A competition to invent a slogan for these posters was hosted by musician and songwriter John Schumann, who started the company Strategic Communications.
Schumann, an old friend and colleague of Bowers, is probably best known for singing I Was Only 19, an ode about a Vietnam veteran suffering from post traumatic stress disorder.
“I am not an expert in mental health at all, [but] I have learned a lot about it,” Schumann said.
“I seem to have the capacity to go in and talk to blokes and talk to them about what’s happening in the army, and tell them stories about post traumatic stress disorder and get them to understand it.”
Although PTSD was not as prevalent in the mining sector, Schumann said a lot of other mental health conditions on minesites were quite similar, such as depression, anxiety, obsessive compulsive disorder and phobias.
“I think the similarities between the army and people who work in rural and remote areas, particularly on mining sites, are quite similar. It’s a blokey culture and very masculine,” he said.
A DVD Schumann uses for army audiences was shown at the forum and gave attendees an alternative idea of how to get the message across.
“The concept of getting on a plane in a fluoro shirt and flying three and a half hours to the middle of nowhere, to get there and work 10, 14 days, two weeks, three weeks, working 12 hours a day, so you sleep, eat, work, sleep, eat, work – that’s not the way that finely tuned, emotionally fragile human
beings are designed to work,” Schumann said.
“There is an emotional fragility about us all. These sites are not really conducive to the sorts of emotional and physical beings we are, but we do it.”
Schumann has performed on mine sites and said the male-dominated industry often regarded mental health issues as stigmatised, unmanly and blokes just did not talk about it.
“I think all of these things contribute to an environment that needs to be looked at,” he said.
“I’d like to see senior people in mining and resource organisations stop and have a good hard look at their organisations and themselves and see if they are actually addressing what is a very significant issue on the landscape. I would like organisations to take mental health and weave it directly into the fabric of their OHS policies and practices.”

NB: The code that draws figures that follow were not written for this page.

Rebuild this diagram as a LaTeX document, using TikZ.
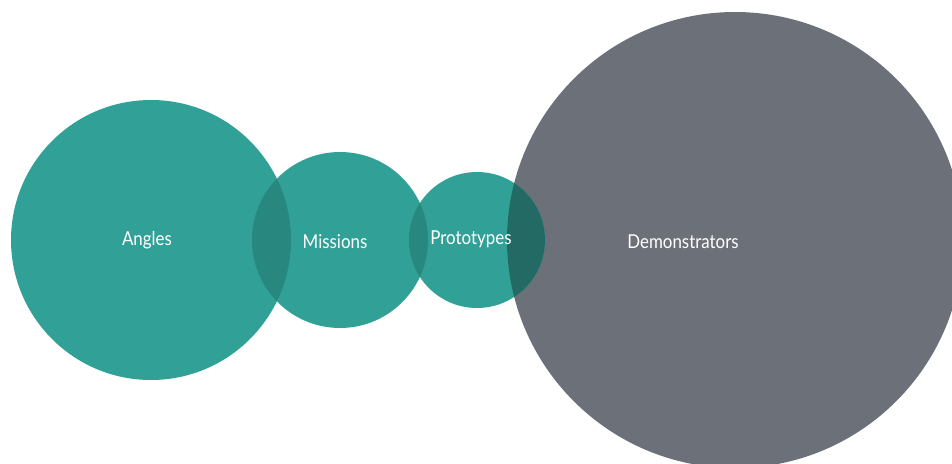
\documentclass[tikz,border=0pt]{standalone}
\usepackage{fontspec}
\setmainfont{Lato}[FakeStretch=0.88]
\definecolor{teal1}{HTML}{31A198}
\definecolor{teal2}{HTML}{28887F}
\definecolor{gray1}{HTML}{6C7078}
\definecolor{dark1}{HTML}{236A65}
\tikzset{
  bubble/.style={circle, inner sep=0pt, outer sep=0pt, text=white, font=\fontsize{19.2}{22}\selectfont},
}
\begin{document}
\begin{tikzpicture}[x=1pt,y=-1pt]
\useasboundingbox (0,0) rectangle (952,463);
% circles
\fill[gray1] (735,240) circle (228);
\fill[teal1] (151,240) circle (140);
\fill[teal1] (340,240) circle (88);
\fill[teal1] (477,240) circle (68);
% overlaps
\begin{scope}
  \clip (151,240) circle (140);
  \fill[teal2] (340,240) circle (88);
\end{scope}
\begin{scope}
  \clip (340,240) circle (88);
  \fill[teal2] (477,240) circle (68);
\end{scope}
\begin{scope}
  \clip (477,240) circle (68);
  \fill[dark1] (735,240) circle (228);
\end{scope}
% labels
\node[bubble] (angles) at (147,240.5) {Angles};
\node[bubble] (missions) at (335,241.5) {Missions};
\node[bubble] (proto) at (471,239.5) {Prototypes};
\node[bubble] (demo) at (683,241.5) {Demonstrators};
\end{tikzpicture}
\end{document}
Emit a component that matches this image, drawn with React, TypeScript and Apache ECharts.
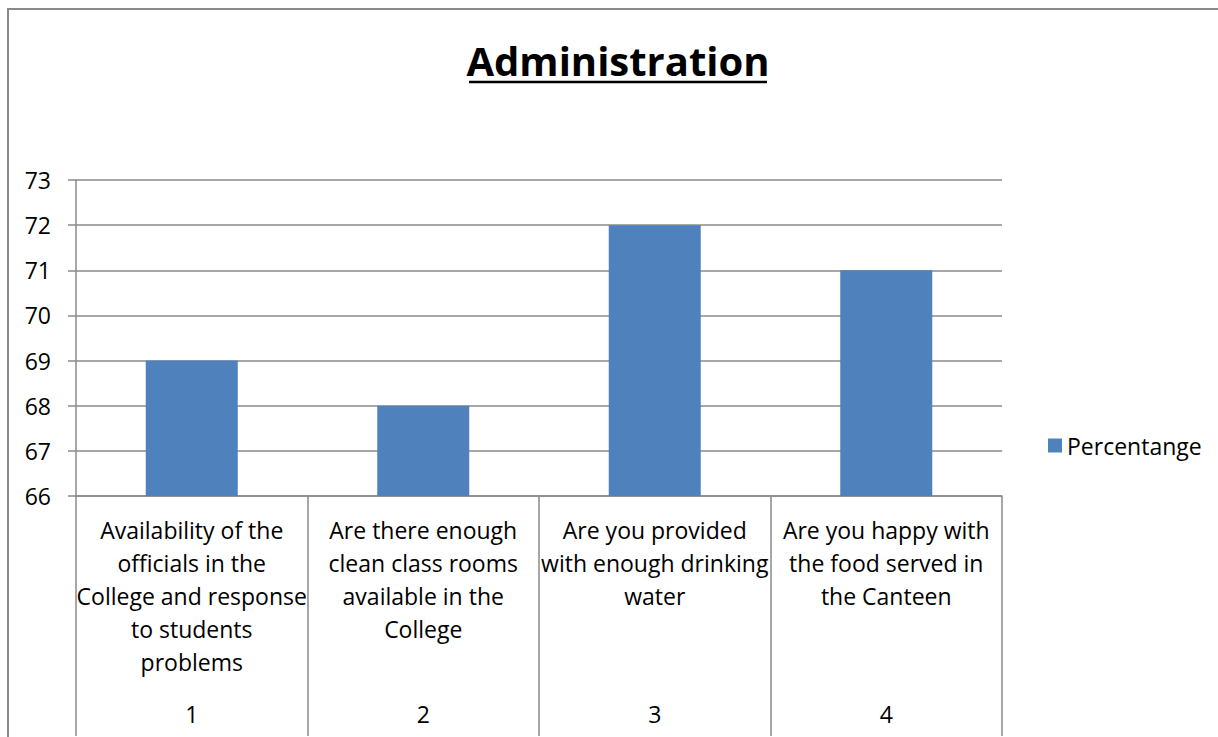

Organisations can hold conversations with the CRRMH about how they can put together sustainable mental health strategies.
“Get a consultant in from the centre,” Schumann said. “There is a process the centre has [where they] start to develop some concrete understanding and communication.”
Many companies have Employment Assistance Programs. However, as shifts in attitudes towards mental health in the mining industry start to occur, an active agenda is needed.
Strategies for dealing with remote and rural workers who normally shy away from communicating their negative feelings are being encouraged so those miners will open up and talk about issues before they become a problem.
The light is shining in a direction that could bring many out of the darkness.